> **Given task**:
Retype the whole listing verbatim and keep the pictures out of it.

_ _ _

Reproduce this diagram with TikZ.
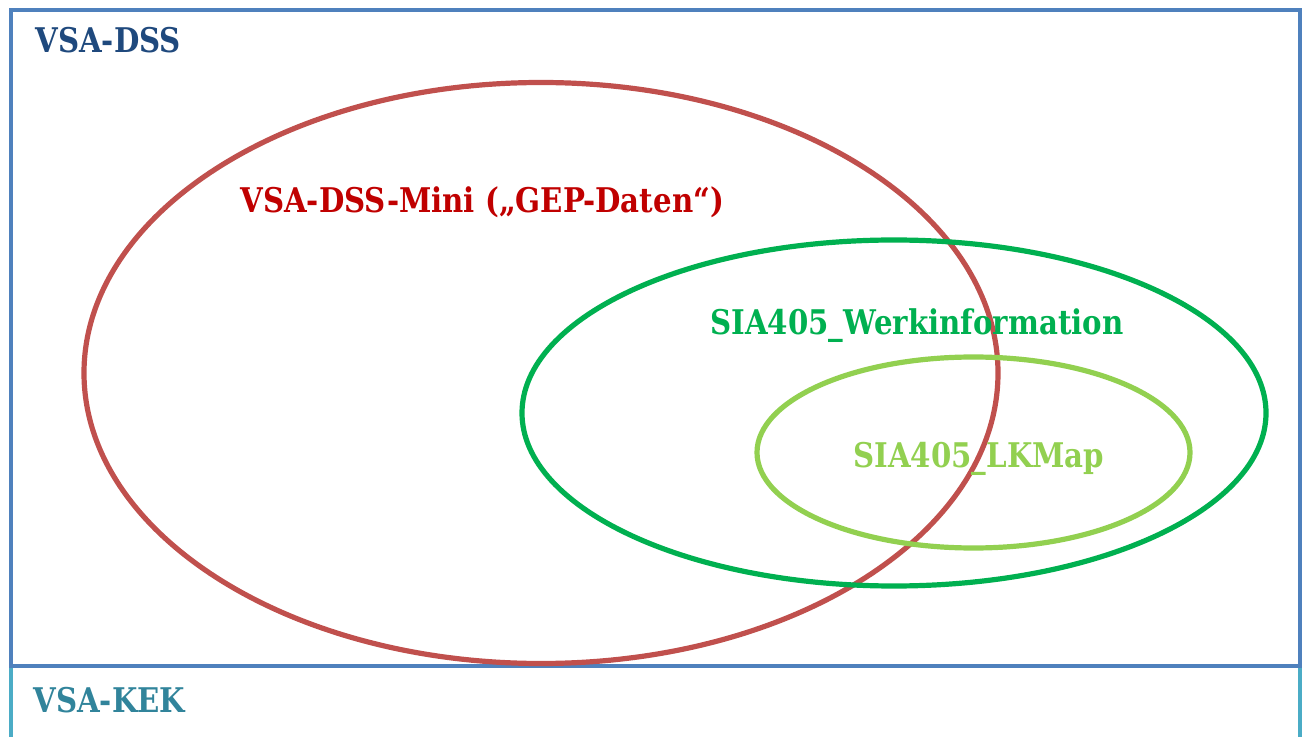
\documentclass[tikz,border=0pt]{standalone}
\usepackage{fontspec}
\setmainfont{DejaVu Serif}[FakeStretch=0.86]
\usetikzlibrary{shapes.geometric}
\usetikzlibrary{positioning}
\definecolor{dss-frame}{HTML}{4F81BD}
\definecolor{dss-text}{HTML}{1F497D}
\definecolor{kek-frame}{HTML}{4BACC6}
\definecolor{kek-text}{HTML}{31849B}
\definecolor{mini-line}{HTML}{C0504D}
\definecolor{mini-text}{HTML}{C00000}
\definecolor{werk-green}{HTML}{00B050}
\definecolor{lk-green}{HTML}{92D050}
\tikzset{
  model-frame/.style={line width=2pt, draw=#1},
  model-set/.style={ellipse, draw=#1, line width=2.6pt, inner sep=0pt, outer sep=0pt},
  model-label/.style={anchor=base west, inner sep=0pt, text=#1,
    font=\bfseries\fontsize{17}{19}\selectfont},
}

\begin{document}
\begin{tikzpicture}[x=0.5pt, y=-0.5pt]
\useasboundingbox (0,0) rectangle (1306,737);
% frames
\draw[model-frame=kek-frame] (11,737) -- (11,666) -- (1300,666) -- (1300,737);
\draw[model-frame=dss-frame] (11,10) rectangle (1300,666);
% sets
\node[model-set=mini-line, minimum width=457pt, minimum height=290.5pt] (mini) at (541,373) {};
\node[model-set=werk-green, minimum width=372pt, minimum height=173pt] (werk) at (894,413) {};
\node[model-set=lk-green, minimum width=216.5pt, minimum height=95.5pt] (lkmap) at (973.5,452.5) {};
% labels
\node[model-label=dss-text] (dss-label) at (35,53) {VSA-DSS};
\node[model-label=kek-text] (kek-label) at (33,712) {VSA-KEK};
\node[model-label=mini-text] (mini-label) at (240,213) {VSA-DSS-Mini („GEP-Daten“)};
\node[model-label=werk-green] (werk-label) at (710,335) {SIA405\_Werkinformation};
\node[model-label=lk-green] (lkmap-label) at (853,467) {SIA405\_LKMap};
\end{tikzpicture}
\end{document}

_ _ _

> **Finished answer**:
Reproduce this diagram with TikZ.
\documentclass[tikz,border=0pt]{standalone}
\usepackage{fontspec}
\setmainfont{DejaVu Serif}[FakeStretch=0.86]
\usetikzlibrary{shapes.geometric}
\usetikzlibrary{positioning}
\definecolor{dss-frame}{HTML}{4F81BD}
\definecolor{dss-text}{HTML}{1F497D}
\definecolor{kek-frame}{HTML}{4BACC6}
\definecolor{kek-text}{HTML}{31849B}
\definecolor{mini-line}{HTML}{C0504D}
\definecolor{mini-text}{HTML}{C00000}
\definecolor{werk-green}{HTML}{00B050}
\definecolor{lk-green}{HTML}{92D050}
\tikzset{
  model-frame/.style={line width=2pt, draw=#1},
  model-set/.style={ellipse, draw=#1, line width=2.6pt, inner sep=0pt, outer sep=0pt},
  model-label/.style={anchor=base west, inner sep=0pt, text=#1,
    font=\bfseries\fontsize{17}{19}\selectfont},
}

\begin{document}
\begin{tikzpicture}[x=0.5pt, y=-0.5pt]
\useasboundingbox (0,0) rectangle (1306,737);
% frames
\draw[model-frame=kek-frame] (11,737) -- (11,666) -- (1300,666) -- (1300,737);
\draw[model-frame=dss-frame] (11,10) rectangle (1300,666);
% sets
\node[model-set=mini-line, minimum width=457pt, minimum height=290.5pt] (mini) at (541,373) {};
\node[model-set=werk-green, minimum width=372pt, minimum height=173pt] (werk) at (894,413) {};
\node[model-set=lk-green, minimum width=216.5pt, minimum height=95.5pt] (lkmap) at (973.5,452.5) {};
% labels
\node[model-label=dss-text] (dss-label) at (35,53) {VSA-DSS};
\node[model-label=kek-text] (kek-label) at (33,712) {VSA-KEK};
\node[model-label=mini-text] (mini-label) at (240,213) {VSA-DSS-Mini („GEP-Daten“)};
\node[model-label=werk-green] (werk-label) at (710,335) {SIA405\_Werkinformation};
\node[model-label=lk-green] (lkmap-label) at (853,467) {SIA405\_LKMap};
\end{tikzpicture}
\end{document}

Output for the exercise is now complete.